Underage Drinking -- An Award-Winning Wilma! Article
Susan Hance, until recently, one of our GLS temporary instructors, wrote an article on underage drinking for the December 2005 issue of Wilma!, Wilmington's Magazine for Women. Wilma! has received a national MADD award for that coverage and Susan will be going to California to receive the award on September 8, 2006. Marita Bon, the editor of Wilma! and Joy Allen, its publisher, will also be going. Congratulations, Susan ! ! !
Waccamaw Legacy: Contemporary Indians Fight for Survival
By Dr. Patricia Lerch
An insightful and informative look into the Waccamaw Siouan's quest for identity and survival.

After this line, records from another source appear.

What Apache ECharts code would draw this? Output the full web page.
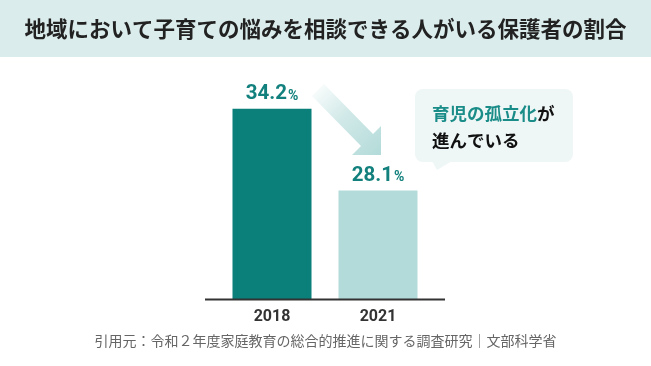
<!DOCTYPE html>
<html><head><meta charset="utf-8">
<script src="https://cdn.jsdelivr.net/npm/echarts@6/dist/echarts.min.js"></script>
<style>html,body{margin:0;padding:0;background:#fff}#c{width:651px;height:366px}</style>
</head><body><div id="c"></div>
<script>
const titleText = '地域において子育ての悩みを相談できる人がいる保護者の割合';
const sourceText = '引用元：令和２年度家庭教育の総合的推進に関する調査研究｜文部科学省';
const categories = ['2018', '2021'];
const values = [34.2, 28.1];
const barColors = ['#0b7f7a', '#b3dbd9'];
const calloutLine1a = '育児の孤立化';
const calloutLine1b = 'が';
const calloutLine2 = '進んでいる';

const JP = '"Noto Sans CJK JP", "Noto Sans", sans-serif';
const NUM = 'Roboto, "Noto Sans", sans-serif';
const chart = echarts.init(document.getElementById('c'), null, {renderer: 'canvas'});
chart.setOption({
  backgroundColor: '#ffffff',
  animation: false,
  grid: {left: 219, right: 220, top: 31, bottom: 67},
  xAxis: {
    type: 'category', data: categories,
    axisLine: {show: false}, axisTick: {show: false},
    axisLabel: {margin: 10, fontFamily: NUM, fontWeight: 'bold', fontSize: 16, color: '#333333'}
  },
  yAxis: {type: 'value', min: 20, max: 40, show: false, splitLine: {show: false}},
  series: [{
    type: 'bar', barWidth: 79,
    data: values.map((v, i) => ({value: v, itemStyle: {color: barColors[i]}})),
    label: {
      show: true, position: 'top', distance: 4,
      formatter: p => '{n|' + p.value.toFixed(1) + '}{p|%}',
      rich: {
        n: {fontFamily: NUM, fontWeight: 'bold', fontSize: 20.5, color: '#12807c'},
        p: {fontFamily: NUM, fontWeight: 'bold', fontSize: 14, color: '#12807c', padding: [4, 0, 0, 1]}
      }
    }
  }],
  graphic: [
    {type: 'rect', left: 0, top: 0, shape: {width: 651, height: 57}, style: {fill: '#daeceb'}, z: -1},
    {type: 'text', x: 325.5, y: 29, style: {text: titleText, font: 'bold 21.5px ' + JP, fill: '#222222', textAlign: 'center', textVerticalAlign: 'middle'}},
    {type: 'text', x: 325.5, y: 341, style: {text: sourceText, font: '14px ' + JP, fill: '#666666', textAlign: 'center', textVerticalAlign: 'middle'}},
    {type: 'line', shape: {x1: 205, y1: 299.5, x2: 445, y2: 299.5}, style: {stroke: '#333333', lineWidth: 2}, z: 10},
    {type: 'polygon',
      shape: {points: [[312, 96], [324, 84], [373, 134], [381, 126], [381, 155], [352, 155], [361, 146]]},
      style: {fill: new echarts.graphic.LinearGradient(0, 0, 1, 1, [
        {offset: 0, color: 'rgba(179,219,217,0)'},
        {offset: 0.45, color: 'rgba(179,219,217,0.6)'},
        {offset: 1, color: 'rgba(179,219,217,1)'}
      ])}},
    {type: 'rect', shape: {x: 415, y: 89, width: 158, height: 73, r: 8}, style: {fill: '#eef6f6'}},
    {type: 'polygon', shape: {points: [[432, 161], [452, 161], [437, 170]]}, style: {fill: '#eef6f6'}},
    {type: 'text', x: 432, y: 113, style: {
      text: '{a|' + calloutLine1a + '}{b|' + calloutLine1b + '}', textVerticalAlign: 'middle',
      rich: {a: {font: 'bold 17.5px ' + JP, fill: '#1b8d89'}, b: {font: 'bold 17.5px ' + JP, fill: '#111111'}}
    }},
    {type: 'text', x: 432, y: 140, style: {text: calloutLine2, font: 'bold 17.5px ' + JP, fill: '#111111', textVerticalAlign: 'middle'}}
  ]
});
</script></body></html>
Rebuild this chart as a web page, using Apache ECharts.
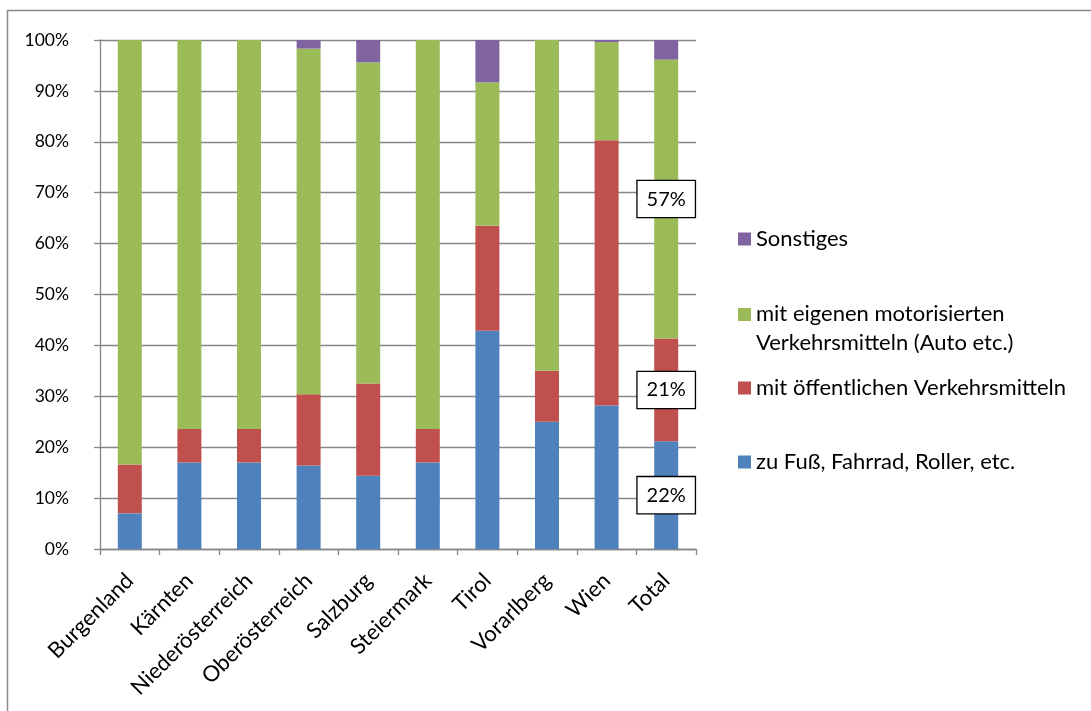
<!DOCTYPE html>
<html>
<head>
<meta charset="utf-8">
<script src="https://cdn.jsdelivr.net/npm/echarts@6/dist/echarts.min.js"></script>
<style>
  html, body { margin: 0; padding: 0; background: #fff; }
  #chart { width: 1091px; height: 711px; }
</style>
</head>
<body>
<div id="chart"></div>
<script>
// Regions and modal split of commuting (raw shares per region)
const regions = ['Burgenland', 'Kärnten', 'Niederösterreich', 'Oberösterreich', 'Salzburg',
                 'Steiermark', 'Tirol', 'Vorarlberg', 'Wien', 'Total'];
const zuFuss      = [7.0, 17.0, 17.0, 16.4, 14.4, 17.0, 42.9, 25.0, 28.2, 22];
const oeffentlich = [9.6, 6.6, 6.6, 14.0, 18.1, 6.6, 20.6, 10.0, 52.1, 21];
const motorisiert = [83.4, 76.4, 76.4, 67.9, 63.1, 76.4, 28.2, 65.0, 19.3, 57];
const sonstiges   = [0, 0, 0, 1.7, 4.4, 0, 8.3, 0, 0.4, 4];
const yTicks = [0, 10, 20, 30, 40, 50, 60, 70, 80, 90, 100];

const seriesNames = ['zu Fuß, Fahrrad, Roller, etc.', 'mit öffentlichen Verkehrsmitteln',
                     'mit eigenen motorisierten Verkehrsmitteln (Auto etc.)', 'Sonstiges'];
const seriesColors = ['#4F81BD', '#C0504D', '#9BBB59', '#8064A2'];
const rawSeries = [zuFuss, oeffentlich, motorisiert, sonstiges];
const labelledIndex = regions.indexOf('Total');

// 100% stacking: each column is scaled to its own total
const totals = regions.map((_, i) => rawSeries.reduce((s, arr) => s + arr[i], 0));

const FONT = 'Lato, "Open Sans", sans-serif';
const TEXT = '#000';
const AXIS_GREY = '#868686';

const series = rawSeries.map((arr, k) => ({
  name: seriesNames[k],
  type: 'bar',
  stack: 'share',
  barWidth: 24,
  itemStyle: { color: seriesColors[k] },
  emphasis: { disabled: true },
  data: arr.map((v, i) => {
    const item = { value: v / totals[i] * 100 };
    if (i === labelledIndex && k < 3) {
      item.label = {
        show: true,
        position: 'inside',
        formatter: v + '%',
        color: TEXT,
        fontFamily: FONT,
        fontSize: 20,
        lineHeight: 21,
        backgroundColor: '#fff',
        borderColor: '#000',
        borderWidth: 1.3,
        padding: [8, 9, 7, 9]
      };
    }
    return item;
  })
}));

// One legend block per entry, stacked top to bottom in reverse series order
const legendTops = [226, 300, 375, 449];
const legendOrder = [3, 2, 1, 0];
const legends = legendOrder.map((k, j) => {
  const twoLine = k === 2;
  return {
    data: [seriesNames[k]],
    left: 738,
    top: legendTops[j],
    orient: 'vertical',
    padding: 0,
    itemWidth: 13,
    itemHeight: twoLine ? 41 : 13,
    itemGap: 0,
    // the two-line entry keeps its swatch beside the first line
    icon: twoLine ? 'path://M0,0h13v13h-13z M13,41' : 'rect',
    selectedMode: false,
    formatter: twoLine ? 'mit eigenen motorisierten\nVerkehrsmitteln (Auto etc.)' : '{name}',
    textStyle: { color: TEXT, fontFamily: FONT, fontSize: 22, lineHeight: twoLine ? 28.5 : 26 }
  };
});

const chart = echarts.init(document.getElementById('chart'), null, { renderer: 'canvas' });
chart.setOption({
  animation: false,
  backgroundColor: '#fff',
  color: seriesColors,
  textStyle: { fontFamily: FONT },
  graphic: [{
    type: 'rect',
    shape: { x: 7.5, y: 10.5, width: 1200, height: 800 },
    style: { fill: 'none', stroke: '#8a8a8a', lineWidth: 1.5 },
    silent: true
  }],
  legend: legends,
  grid: { left: 100, right: 395, top: 40, bottom: 162, containLabel: false },
  xAxis: {
    type: 'category',
    data: regions,
    boundaryGap: true,
    axisLine: { show: true, lineStyle: { color: AXIS_GREY, width: 1.3 } },
    axisTick: { show: true, length: 6, alignWithLabel: false, lineStyle: { color: AXIS_GREY, width: 1.3 } },
    axisLabel: { rotate: 45, margin: 28, color: TEXT, fontFamily: FONT, fontSize: 22, interval: 0 }
  },
  yAxis: {
    type: 'value',
    min: yTicks[0],
    max: yTicks[yTicks.length - 1],
    interval: yTicks[1] - yTicks[0],
    axisLine: { show: true, lineStyle: { color: AXIS_GREY, width: 1.3 } },
    axisTick: { show: true, length: 6, lineStyle: { color: AXIS_GREY, width: 1.3 } },
    splitLine: { show: true, lineStyle: { color: AXIS_GREY, width: 1.3 } },
    axisLabel: { formatter: '{value}%', margin: 31, color: TEXT, fontFamily: FONT, fontSize: 17.5 }
  },
  series: series
});
</script>
</body>
</html>
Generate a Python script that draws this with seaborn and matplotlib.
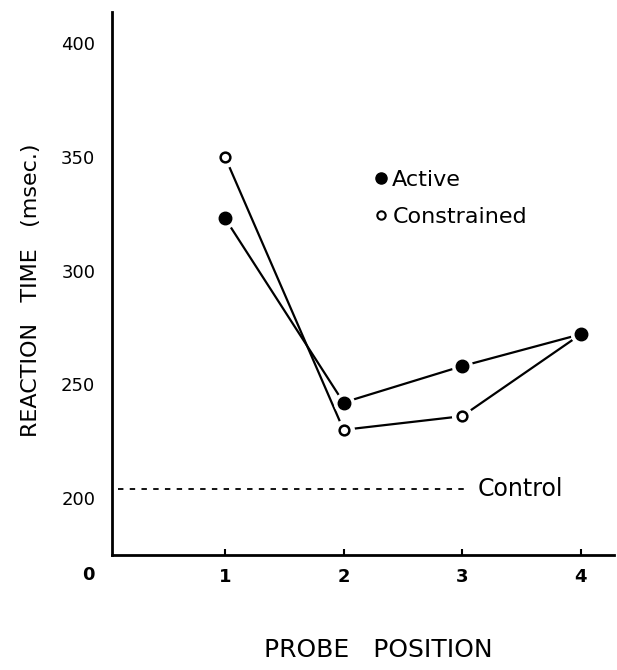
import numpy as np
import pandas as pd
import matplotlib
matplotlib.use('Agg')
import matplotlib.pyplot as plt
from matplotlib.lines import Line2D
import seaborn as sns

# Data
positions = [1, 2, 3, 4]
active_rt = [323, 242, 258, 272]
constrained_rt = [350, 230, 236, 272]
control_rt = 204
y_ticks = [200, 250, 300, 350, 400]

df = pd.DataFrame({
    'position': positions * 2,
    'rt': active_rt + constrained_rt,
    'condition': ['Active'] * 4 + ['Constrained'] * 4,
})

sns.set_theme(style='white')
plt.rcParams['font.family'] = ['DejaVu Sans']
plt.rcParams['text.color'] = 'black'
plt.rcParams['xtick.color'] = 'black'
plt.rcParams['ytick.color'] = 'black'

fig = plt.figure(figsize=(6.17, 6.70), dpi=100)
ax = fig.add_axes([112 / 617, 1 - 555 / 670, 502 / 617, 543 / 670])

# connecting lines
sns.lineplot(data=df, x='position', y='rt', hue='condition',
             palette={'Active': 'black', 'Constrained': 'black'},
             linewidth=1.6, legend=False, ax=ax, zorder=2)

# white halos so the lines stop short of the points
ax.scatter(df['position'], df['rt'], s=230, color='white', zorder=3, linewidths=0)

# markers
ax.plot(positions, active_rt, 'o', color='black', markersize=9, zorder=4)
ax.plot(positions[:3], constrained_rt[:3], 'o', markerfacecolor='white',
        markeredgecolor='black', markeredgewidth=1.8, markersize=7, zorder=4)

# control baseline
ax.hlines(control_rt, 0.1, 3.02, colors='black', linestyles=(0, (3, 3.5)), linewidth=1.3)
ax.text(3.13, control_rt, 'Control', fontsize=17, va='center', ha='left')

ax.set_xlim(0.048, 4.28)
ax.set_ylim(175, 413.6)
ax.set_xticks(positions)
ax.set_xticklabels([str(p) for p in positions], fontweight='bold', fontsize=13)
ax.set_yticks(y_ticks)
ax.set_yticklabels([str(t) for t in y_ticks], fontsize=13)
ax.tick_params(axis='x', direction='in', length=4, width=1.5, pad=9, bottom=True)
ax.tick_params(axis='y', length=0, pad=12)
ax.set_xlabel('')
ax.set_ylabel('')

for side in ['top', 'right']:
    ax.spines[side].set_visible(False)
for side in ['left', 'bottom']:
    ax.spines[side].set_color('black')
    ax.spines[side].set_linewidth(2)

handles = [
    Line2D([], [], linestyle='none', marker='o', color='black', markersize=8),
    Line2D([], [], linestyle='none', marker='o', markerfacecolor='white',
           markeredgecolor='black', markeredgewidth=1.5, markersize=6),
]
ax.legend(handles, ['Active', 'Constrained'], loc='upper left',
          bbox_to_anchor=(0.503, 0.73), frameon=False, fontsize=16,
          handlelength=0.5, handletextpad=0.25, labelspacing=0.77, borderpad=0)

fig.text(88 / 617, 1 - 575 / 670, '0', fontsize=13, fontweight='bold',
         ha='center', va='center')
fig.text(31 / 617, 1 - 290 / 670, 'REACTION   TIME   (msec.)', rotation=90,
         fontsize=16, ha='center', va='center')
fig.text(378 / 617, 1 - 650 / 670, 'PROBE   POSITION', fontsize=18,
         ha='center', va='center')

fig.savefig('out.png', dpi=100)
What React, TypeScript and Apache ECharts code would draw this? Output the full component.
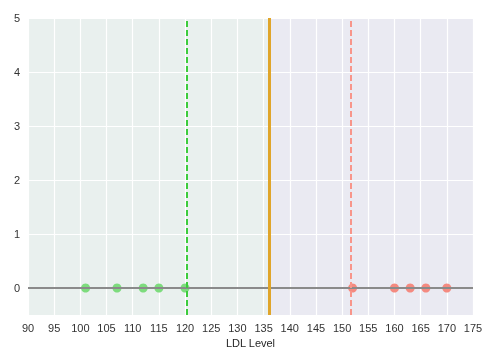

Waccamaw Legacy: Contemporary Indians Fight for Survival sheds light on North Carolina Indians by tracing the story of the now state-recognized Waccamaw Siouan tribe from its beginnings in the Southeastern United States, through their first contacts with Europeans, and into the 21st century, detailing the struggles these Indians have endured over time. We see how the Waccamaw took hold of popular theories about Indian tribes like the Croatan of the Lost Colony and the Cherokee as they struggled to preserve their heritage and to establish their identity.
Patricia Lerch was hired by the Waccamaw in 1981 to perform the research needed to file for recognition under the Bureau of Indian Affairs Federal Acknowledgement Program of 1978. The Waccamaw began to organize powwows in 1970 to represent publicly their Indian heritage and survival and to spread awareness of their fight for cultural preservation and independence. Lerch found herself understanding that the powwows, in addition to affirming identity, revealed important truths about the history of the Waccamaw and the ways they communicate and coexist.
Waccamaw Legacy outlines Lerch's experience as she played a vital role in the Waccamaw Siouan's continuing fight for recognition and acceptance in contemporary society and culture.
"Patricia Lerch brings well deserved attention to those native Americans that have been largely ignored by most anthropologists and other researchers. These people deserve to be recognized and appreciated for their determination to maintain their cultural heritage. Her insight and sensitivity on this subject are exceptional."
-Anne Rogers, Western Carolina University
Patricia Barker Lerch is Professor of Anthropology at the University of North Carolina at Wilmington.
The University of Alabama Press is publishing Dr. Lerch's book and the above comments were taken "in toto" from that site.
NB: Dr. Lerch is also a valued member of the UNCW Graduate Liberal Studies faculty.